LIVING standards will continue to fall through to the general election, George Osborne was warned last night – just hours after his ‘mini-Budget’.

In a gloomy forecast for family finances, the Chancellor’s independent watchdog said inflation will continue to outstrip wage growth, despite the economic recovery.

Robert Chote, head of the Office for Budget Responsibility (OBR), said: “It is only in 2015 you get any serious real income growth in our forecast.”

The warning was seized on by Labour as further evidence that people are suffering a ‘cost-of-living crisis’, despite healthy economic growth figures.

Shadow Chancellor Ed Balls said the OBR’s figures showed real wages would plunge by 5.8 per cent over the five years of this parliament, compared with RPI inflation.

And he told Mr Osborne: “Under you and this prime minister, for most people in this country, living standards aren't rising - they are falling year on year on year.

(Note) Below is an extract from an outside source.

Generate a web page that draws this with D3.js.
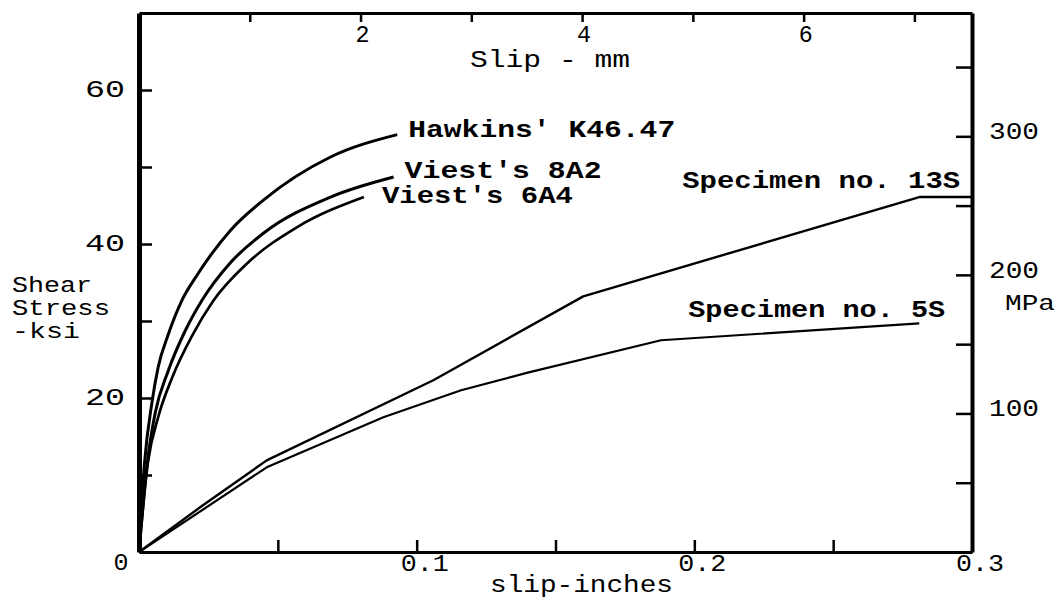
<!DOCTYPE html>
<html lang="en">
<head>
  <meta charset="UTF-8" />
  <title>Shear stress vs slip</title>
  <style>
    body { margin: 0; background: #fff; }
    svg { display: block; }
    text { font-family: "Courier New", "Liberation Mono", monospace; fill: #000; }
  </style>
</head>
<body>
  <svg id="chart" width="1060" height="600"></svg>

  <script src="https://d3js.org/d3.v7.min.js"></script>
  <script>
    // curve data, slip in inches, stress in ksi
    const hawkinsX = [0, 0.002, 0.0047, 0.0069, 0.0105, 0.0155, 0.021, 0.033, 0.0448, 0.069, 0.093];
    const hawkinsY = [0, 11.6, 19.5, 24, 28.2, 32.7, 36.0, 41.8, 45.7, 51.3, 54.2];

    const viest8X = [0, 0.003, 0.0058, 0.0105, 0.0166, 0.0227, 0.033, 0.0448, 0.069, 0.0917];
    const viest8Y = [0, 11.6, 18, 23.5, 28.7, 32.7, 37.6, 41.4, 46.1, 48.7];

    const viest6X = [0, 0.0032, 0.0069, 0.012, 0.019, 0.0267, 0.039, 0.057, 0.081];
    const viest6Y = [0, 11.6, 17.5, 22.7, 28, 32.6, 37.5, 42.2, 46.1];

    const spec13X = [0, 0.022, 0.046, 0.106, 0.16, 0.281, 0.3];
    const spec13Y = [0, 5.8, 11.9, 22.3, 33.2, 46.1, 46.1];

    const spec5X = [0, 0.046, 0.088, 0.116, 0.14, 0.188, 0.281];
    const spec5Y = [0, 11, 17.5, 21, 23.3, 27.5, 29.7];

    // axis ticks
    const inchTicks = [0.05, 0.1, 0.15, 0.2, 0.25];
    const inchLabels = [0.1, 0.2, 0.3];
    const ksiTicks = [10, 20, 30, 40, 50, 60];
    const ksiLabels = [20, 40, 60];
    const mpaTicks = [50, 100, 150, 200, 250, 300, 350];
    const mpaLabels = [100, 200, 300];
    const mmTicks = [1, 2, 3, 4, 5, 6, 7];
    const mmLabels = [2, 4, 6];

    // axis extents as printed on the figure
    const ksiMax = 70, mpaMax = 389, inchMax = 0.3, mmMax = 7.52;

    const svg = d3.select("#chart");
    const plotL = 139, plotR = 972, plotT = 13, plotB = 552;

    const x = d3.scaleLinear().domain([0, inchMax]).range([plotL, plotR]);
    const y = d3.scaleLinear().domain([0, ksiMax]).range([plotB, plotT]);
    const yMpa = d3.scaleLinear().domain([0, mpaMax]).range([plotB, plotT]);
    const xMm = d3.scaleLinear().domain([0, mmMax]).range([plotL, plotR]);

    // text helper, stretched a bit to look like the typed original
    function label(px, py, s, size, width, anchor, bold) {
      const t = svg.append("text")
        .attr("x", px)
        .attr("y", py)
        .attr("font-size", size + "px")
        .attr("text-anchor", anchor || "start")
        .text(s);
      if (bold) t.attr("font-weight", "bold");
      if (width) t.attr("textLength", width).attr("lengthAdjust", "spacingAndGlyphs");
      return t;
    }

    // axes (ticks point inward, labels drawn by hand below)
    function styleAxis(g, w) {
      g.select(".domain").attr("stroke", "#000").attr("stroke-width", w);
      g.selectAll(".tick line").attr("stroke", "#000").attr("stroke-width", 2.5);
    }

    svg.append("g")
      .attr("transform", `translate(0,${plotB})`)
      .call(d3.axisBottom(x).tickValues(inchTicks).tickSizeInner(-12).tickSizeOuter(0).tickFormat(""))
      .call(g => styleAxis(g, 3));

    svg.append("g")
      .attr("transform", `translate(0,${plotT})`)
      .call(d3.axisTop(xMm).tickValues(mmTicks).tickSizeInner(-9).tickSizeOuter(0).tickFormat(""))
      .call(g => styleAxis(g, 3));

    svg.append("g")
      .attr("transform", `translate(${plotL},0)`)
      .call(d3.axisLeft(y).tickValues(ksiTicks).tickSizeInner(-13).tickSizeOuter(0).tickFormat(""))
      .call(g => styleAxis(g, 5));

    svg.append("g")
      .attr("transform", `translate(${plotR},0)`)
      .call(d3.axisRight(yMpa).tickValues(mpaTicks).tickSizeInner(-16).tickSizeOuter(0).tickFormat(""))
      .call(g => styleAxis(g, 4));

    // tick labels
    inchLabels.forEach(v => label(x(v) + 8, plotB + 19, d3.format(".1f")(v), 24, 48, "middle"));
    label(121, plotB + 18, "0", 24, 15, "middle");
    ksiLabels.forEach(v => label(plotL - 14, y(v) + 7, String(v), 24, 40, "end"));
    mpaLabels.forEach(v => label(plotR + 17, yMpa(v) + 3, String(v), 24, 50, "start"));
    mmLabels.forEach(v => label(xMm(v) + 2, plotT + 29, String(v), 24, 14, "middle"));

    // axis titles
    label(470, 67, "Slip - mm", 24, 160);
    label(490, 592, "slip-inches", 24, 183);
    label(12, 292, "Shear", 22, 80);
    label(12, 315, "Stress", 22, 98);
    label(12, 338, "-ksi", 22, 68);
    label(1005, 310, "MPa", 22, 50);

    // curves
    const zip = (xs, ys) => xs.map((v, i) => [v, ys[i]]);
    const smooth = d3.line().x(d => x(d[0])).y(d => y(d[1])).curve(d3.curveMonotoneX);
    const straight = d3.line().x(d => x(d[0])).y(d => y(d[1]));

    const curves = [
      { pts: zip(hawkinsX, hawkinsY), gen: smooth, w: 3 },
      { pts: zip(viest8X, viest8Y), gen: smooth, w: 3 },
      { pts: zip(viest6X, viest6Y), gen: smooth, w: 2.7 },
      { pts: zip(spec13X, spec13Y), gen: straight, w: 2.4 },
      { pts: zip(spec5X, spec5Y), gen: straight, w: 2.2 }
    ];

    curves.forEach(c => {
      svg.append("path")
        .attr("d", c.gen(c.pts))
        .attr("fill", "none")
        .attr("stroke", "#000")
        .attr("stroke-width", c.w)
        .attr("stroke-linejoin", "round");
    });

    // curve names, placed next to the end of each curve
    const hEnd = hawkinsX.length - 1, v8End = viest8X.length - 1, v6End = viest6X.length - 1;
    label(x(hawkinsX[hEnd]) + 11, y(hawkinsY[hEnd]) + 2, "Hawkins' K46.47", 24, 267, "start", true);
    label(x(viest8X[v8End]) + 11, y(viest8Y[v8End]) + 1, "Viest's 8A2", 24, 197, "start", true);
    label(x(viest6X[v6End]) + 18, y(viest6Y[v6End]) + 6, "Viest's 6A4", 24, 191, "start", true);
    label(x(spec13X[5]) + 41, y(spec13Y[5]) - 9, "Specimen no. 13S", 24, 278, "end", true);
    label(x(spec5X[6]) + 26, y(spec5Y[6]) - 6, "Specimen no. 5S", 24, 257, "end", true);
  </script>
</body>
</html>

“Prices will continue to rise faster than wages this year and into next year too and, as a result, people will be worse off in 2015 than they were in 2010?”

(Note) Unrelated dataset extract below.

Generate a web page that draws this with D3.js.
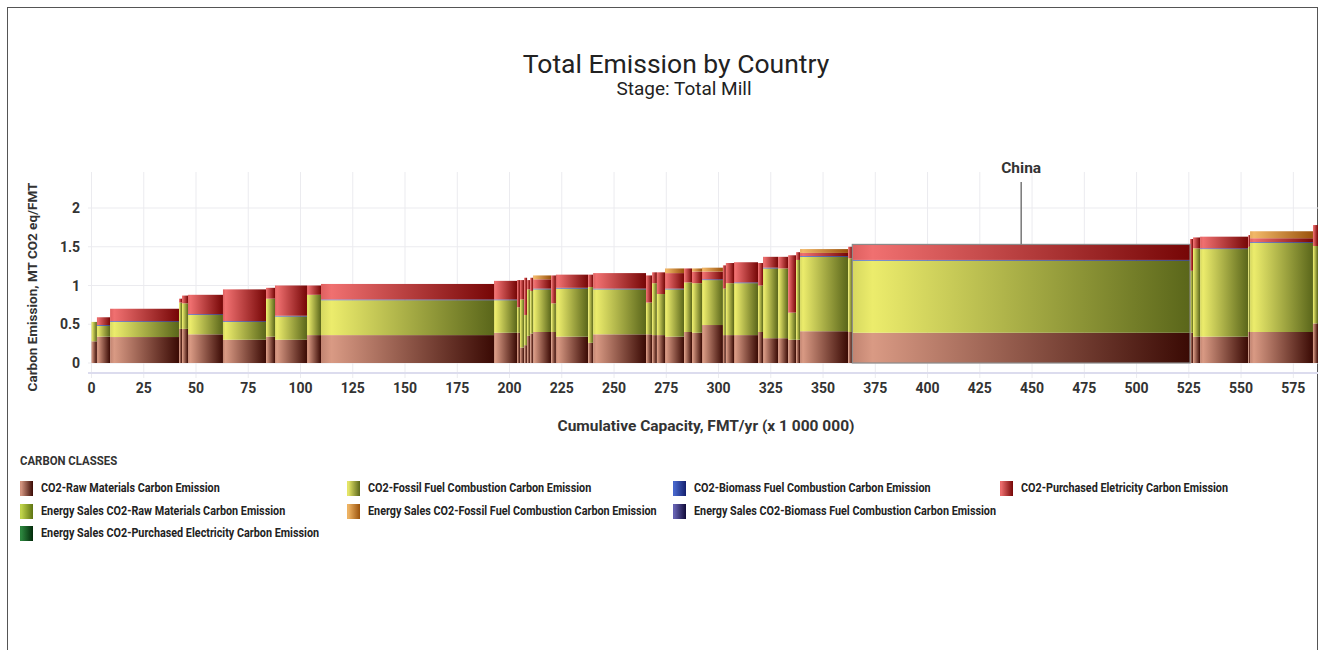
<!DOCTYPE html>
<html>
<head>
<meta charset="utf-8">
<script src="https://cdn.jsdelivr.net/npm/d3@7"></script>
<style>
  body { margin: 0; background: #fff; }
  text { font-family: Roboto, "Open Sans", sans-serif; }
</style>
</head>
<body>
<svg id="chart" width="1324" height="650"></svg>
<script>
// capacity of each block (x 1 000 000 FMT/yr), in order along the axis
const capacities = [2.6, 6.3, 33.0, 1.4, 2.9, 16.7, 20.6, 4.3, 15.3, 6.7,
  82.8, 11.0, 1.4, 2.0, 1.4, 1.5, 1.4, 8.6, 2.3, 15.4,
  2.4, 25.3, 2.9, 2.3, 3.9, 9.1, 3.8, 4.8, 10.0, 1.4,
  3.9, 11.5, 2.4, 7.2, 4.8, 3.8, 1.9, 23.0, 2.0, 161.6,
  1.4, 3.4, 23.0, 0.9, 30.1, 2.4, 1.0];

// emission per class, MT CO2 eq/FMT
const rawMaterials = [0.28, 0.34, 0.335, 0.44, 0.44, 0.37, 0.30, 0.34, 0.30, 0.36,
  0.36, 0.39, 0.39, 0.20, 0.23, 0.35, 0.38, 0.40, 0.40, 0.34,
  0.26, 0.37, 0.37, 0.36, 0.36, 0.34, 0.40, 0.39, 0.49, 0.36,
  0.36, 0.36, 0.40, 0.32, 0.32, 0.30, 0.30, 0.41, 0.40, 0.39,
  0.39, 0.34, 0.34, 0.40, 0.40, 0.51, 0.30];
const fossilFuel = [0.25, 0.14, 0.195, 0.34, 0.33, 0.25, 0.23, 0.49, 0.30, 0.52,
  0.45, 0.42, 0.33, 0.62, 0.39, 0.60, 0.55, 0.55, 0.37, 0.62,
  0.72, 0.58, 0.41, 0.67, 0.53, 0.61, 0.64, 0.64, 0.58, 0.60,
  0.67, 0.67, 0.60, 0.90, 0.90, 0.35, 1.03, 0.96, 0.95, 0.93,
  0.80, 1.14, 1.13, 1.10, 1.15, 1.00, 1.96];
const biomassFuel = [0, 0.01, 0.01, 0, 0, 0.01, 0.01, 0, 0.01, 0,
  0.01, 0.01, 0, 0, 0, 0, 0, 0.01, 0, 0.01,
  0, 0.01, 0, 0, 0, 0.01, 0, 0, 0.01, 0,
  0, 0.01, 0, 0.01, 0, 0, 0, 0.01, 0, 0.01,
  0, 0, 0.01, 0, 0.01, 0, 0];
const electricity = [0, 0.10, 0.16, 0.05, 0.10, 0.25, 0.41, 0.14, 0.39, 0.12,
  0.20, 0.24, 0.35, 0.25, 0.48, 0.12, 0.17, 0.12, 0.36, 0.17,
  0.16, 0.20, 0.35, 0.14, 0.28, 0.20, 0.18, 0.15, 0.10, 0.30,
  0.26, 0.26, 0.29, 0.14, 0.15, 0.74, 0.10, 0.04, 0.15, 0.20,
  0.41, 0.14, 0.15, 0.15, 0.05, 0.27, 0];
const salesFossilFuel = [0, 0, 0, 0, 0, 0, 0, 0, 0, 0,
  0, 0, 0, 0, 0, 0, 0, 0.05, 0, 0,
  0, 0, 0, 0, 0, 0.06, 0, 0.04, 0.05, 0,
  0, 0, 0, 0, 0, 0, 0, 0.05, 0, 0,
  0, 0, 0, 0, 0.09, 0, 0];

const highlightName = 'China';
const highlightIndex = 39;

const xTicks = d3.range(0, 576, 25);
const yTicks = [0, 0.5, 1, 1.5, 2];

const legendLabels = [
  'CO2-Raw Materials Carbon Emission',
  'CO2-Fossil Fuel Combustion Carbon Emission',
  'CO2-Biomass Fuel Combustion Carbon Emission',
  'CO2-Purchased Eletricity Carbon Emission',
  'Energy Sales CO2-Raw Materials Carbon Emission',
  'Energy Sales CO2-Fossil Fuel Combustion Carbon Emission',
  'Energy Sales CO2-Biomass Fuel Combustion Carbon Emission',
  'Energy Sales CO2-Purchased Electricity Carbon Emission'
];
// legend grid slot (column, row) for each label
const legendSlots = [[0, 0], [1, 0], [2, 0], [3, 0], [0, 1], [1, 1], [2, 1], [0, 2]];

// light / dark ends of each class gradient
const palette = [
  ['#d99a84', '#3a0a04'],
  ['#ecec6c', '#5a661a'],
  ['#4a6ad0', '#14206e'],
  ['#f07070', '#760606'],
  ['#c4d84c', '#5e7412'],
  ['#f2b868', '#9a520c'],
  ['#6a66b8', '#100a38'],
  ['#2e8a40', '#022a0a']
];

const svg = d3.select('#chart');
const defs = svg.append('defs');

palette.forEach((c, i) => {
  const g = defs.append('linearGradient').attr('id', 'grad' + i)
    .attr('x1', 0).attr('x2', 1).attr('y1', 0).attr('y2', 0);
  g.append('stop').attr('offset', '0%').attr('stop-color', d3.interpolateRgb(c[0], c[1])(0.15));
  g.append('stop').attr('offset', '6%').attr('stop-color', c[0]);
  g.append('stop').attr('offset', '100%').attr('stop-color', c[1]);
});

// outer frame
svg.append('rect')
  .attr('x', 7.5).attr('y', 7.5).attr('width', 1310).attr('height', 660)
  .attr('fill', 'none').attr('stroke', '#555').attr('stroke-width', 1);

svg.append('text').attr('x', 676).attr('y', 73)
  .attr('text-anchor', 'middle').attr('font-size', 26.5).attr('fill', '#222')
  .text('Total Emission by Country');
svg.append('text').attr('x', 684).attr('y', 95)
  .attr('text-anchor', 'middle').attr('font-size', 19).attr('fill', '#222')
  .text('Stage: Total Mill');

const plotTop = 172, plotBottom = 373;
const x = d3.scaleLinear().domain([0, 588]).range([91.5, 1320.5]);
const y = d3.scaleLinear().domain([0, 2]).range([363, 208]);

defs.append('clipPath').attr('id', 'plotClip')
  .append('rect').attr('x', 88).attr('y', 150).attr('width', 1230).attr('height', 230);

// grid
const grid = svg.append('g');
grid.selectAll('.vg').data(xTicks).enter().append('line')
  .attr('x1', d => x(d)).attr('x2', d => x(d))
  .attr('y1', plotTop).attr('y2', plotBottom + 5)
  .attr('stroke', '#ebebef').attr('stroke-width', 1);
grid.selectAll('.hg').data(yTicks).enter().append('line')
  .attr('x1', 88).attr('x2', 1318)
  .attr('y1', d => y(d)).attr('y2', d => y(d))
  .attr('stroke', '#ebebef').attr('stroke-width', 1);
grid.append('line').attr('x1', 88).attr('x2', 1318)
  .attr('y1', plotBottom).attr('y2', plotBottom)
  .attr('stroke', '#dcdcee').attr('stroke-width', 2);

// stack the blocks
const series = [rawMaterials, fossilFuel, biomassFuel, electricity, null, salesFossilFuel];
const segments = [];
let cum = 0;
capacities.forEach((w, i) => {
  let base = 0;
  series.forEach((s, k) => {
    if (!s) return;
    const v = s[i];
    if (v > 0) segments.push({ x0: cum, x1: cum + w, y0: base, y1: base + v, k: k, i: i });
    base += v;
  });
  cum += w;
});

const bars = svg.append('g').attr('clip-path', 'url(#plotClip)');
bars.selectAll('rect').data(segments).enter().append('rect')
  .attr('x', d => x(d.x0))
  .attr('width', d => Math.max(0.6, x(d.x1) - x(d.x0)))
  .attr('y', d => y(d.y1))
  .attr('height', d => Math.max(0.8, y(d.y0) - y(d.y1)))
  .attr('fill', d => 'url(#grad' + d.k + ')');

// highlighted country
const hx0 = d3.sum(capacities.slice(0, highlightIndex));
const hx1 = hx0 + capacities[highlightIndex];
const hTop = rawMaterials[highlightIndex] + fossilFuel[highlightIndex] + biomassFuel[highlightIndex]
  + electricity[highlightIndex] + salesFossilFuel[highlightIndex];
svg.append('rect')
  .attr('x', x(hx0)).attr('y', y(hTop))
  .attr('width', x(hx1) - x(hx0)).attr('height', y(0) - y(hTop))
  .attr('fill', 'none').attr('stroke', '#8a8a8a').attr('stroke-width', 1.2);
const hxm = x((hx0 + hx1) / 2);
svg.append('line').attr('x1', hxm).attr('x2', hxm)
  .attr('y1', 182).attr('y2', y(hTop))
  .attr('stroke', '#777').attr('stroke-width', 1.5);
svg.append('text').attr('x', hxm).attr('y', 173)
  .attr('text-anchor', 'middle').attr('font-size', 15.5).attr('font-weight', 'bold').attr('fill', '#333')
  .text(highlightName);

// axes labels
svg.append('g').selectAll('text').data(xTicks).enter().append('text')
  .attr('x', d => x(d)).attr('y', 393)
  .attr('text-anchor', 'middle').attr('font-size', 14).attr('font-weight', 'bold').attr('fill', '#333')
  .text(d => d);
svg.append('g').selectAll('text').data(yTicks).enter().append('text')
  .attr('x', 80).attr('y', d => y(d) + 5)
  .attr('text-anchor', 'end').attr('font-size', 14).attr('font-weight', 'bold').attr('fill', '#333')
  .text(d => d);

svg.append('text').attr('x', 706).attr('y', 431)
  .attr('text-anchor', 'middle').attr('font-size', 15.5).attr('font-weight', 'bold').attr('fill', '#333')
  .text('Cumulative Capacity, FMT/yr (x 1 000 000)');
svg.append('text')
  .attr('transform', 'translate(37,287) rotate(-90)')
  .attr('text-anchor', 'middle').attr('font-size', 13.5).attr('font-weight', 'bold').attr('fill', '#333')
  .text('Carbon Emission, MT CO2 eq/FMT');

// legend (condensed bold text)
const legend = svg.append('g');
legend.append('text').attr('transform', 'translate(20,465) scale(0.95,1)')
  .attr('font-size', 12).attr('font-weight', 'bold').attr('fill', '#333')
  .text('CARBON CLASSES');
const colX = [20, 347, 673, 1000];
const rowY = [488, 511, 533];
legendLabels.forEach((label, i) => {
  const gx = colX[legendSlots[i][0]], gy = rowY[legendSlots[i][1]];
  legend.append('rect').attr('x', gx).attr('y', gy - 7).attr('width', 13).attr('height', 15)
    .attr('fill', 'url(#grad' + i + ')');
  legend.append('text').attr('transform', 'translate(' + (gx + 21) + ',' + (gy + 4) + ') scale(0.865,1)')
    .attr('font-size', 12.5).attr('font-weight', 'bold').attr('fill', '#222')
    .text(label);
});
</script>
</body>
</html>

The verdict threatened to take the shine off an autumn statement in which the Chancellor announced bumper growth forecasts and falling borrowing.

A jubilant Mr Osborne told MPs: “The plan is working. It’s a serious plan, for a grown up country.

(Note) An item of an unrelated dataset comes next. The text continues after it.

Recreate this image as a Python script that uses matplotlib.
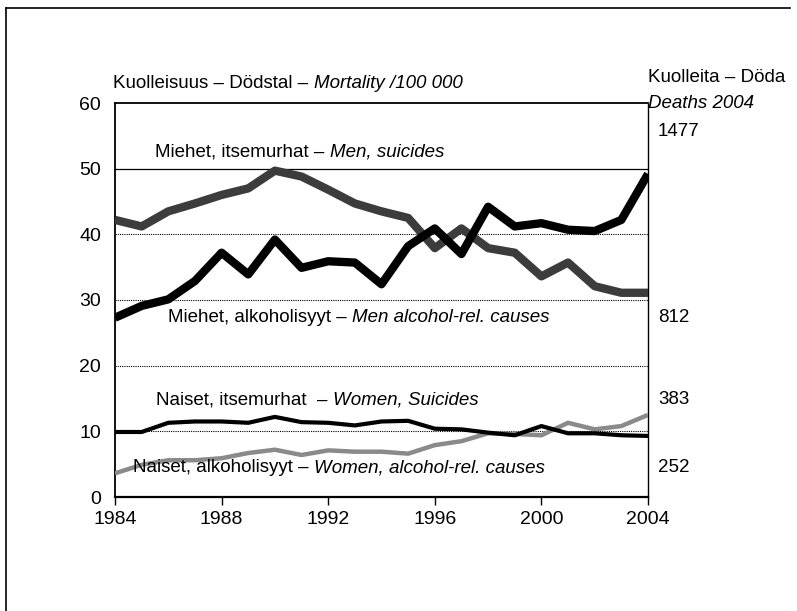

“But the job is not done. By doing the right thing, we’re heading in the right direction. Britain’s moving again - let’s keep going.”

The Chancellor announced: * Higher growth forecasts for this year (up from 0.6 per cent to 1.4 per cent) and next year (from 1.8 per cent to 2.4 per cent).

* Borrowing down to £111bn this year - £9bn less than forecast in March – leading to a “small cash surplus” in 2018-19.

* A £300m increase in local authority borrowing for housebuilding – if councils agree to sell and land and expensive social housing.

* A further freeze in petrol taxes – with a planned 2p rise next year scrapped.

* Rail fares will rise only in line with RPI inflation next month – not RPI plus one per cent.

* A £1,000 cut in business rates for small shops and pubs, for the next two years - and halved rates for new occupants of vacant shops.

* The scrapping of National Insurance (NI) contributions on 1.5m jobs for young people.

* A threat to strip benefits from jobless under-21s who refuse to go on training courses “from day one”.

The Treasury said 14,000 businesses in the North East would enjoy the £1,000 business rates discount, while 52,000 would see their rates capped.

But Mr Osborne also announced that Scotland would – thanks to the Barnett Formula – receive a budget increase, while local council cuts are stepped up in England.

And the OBR analysis sparked fears of a fresh housing bubble, with prices now expected to be higher than five per cent in 2014 and seven per cent in 2015.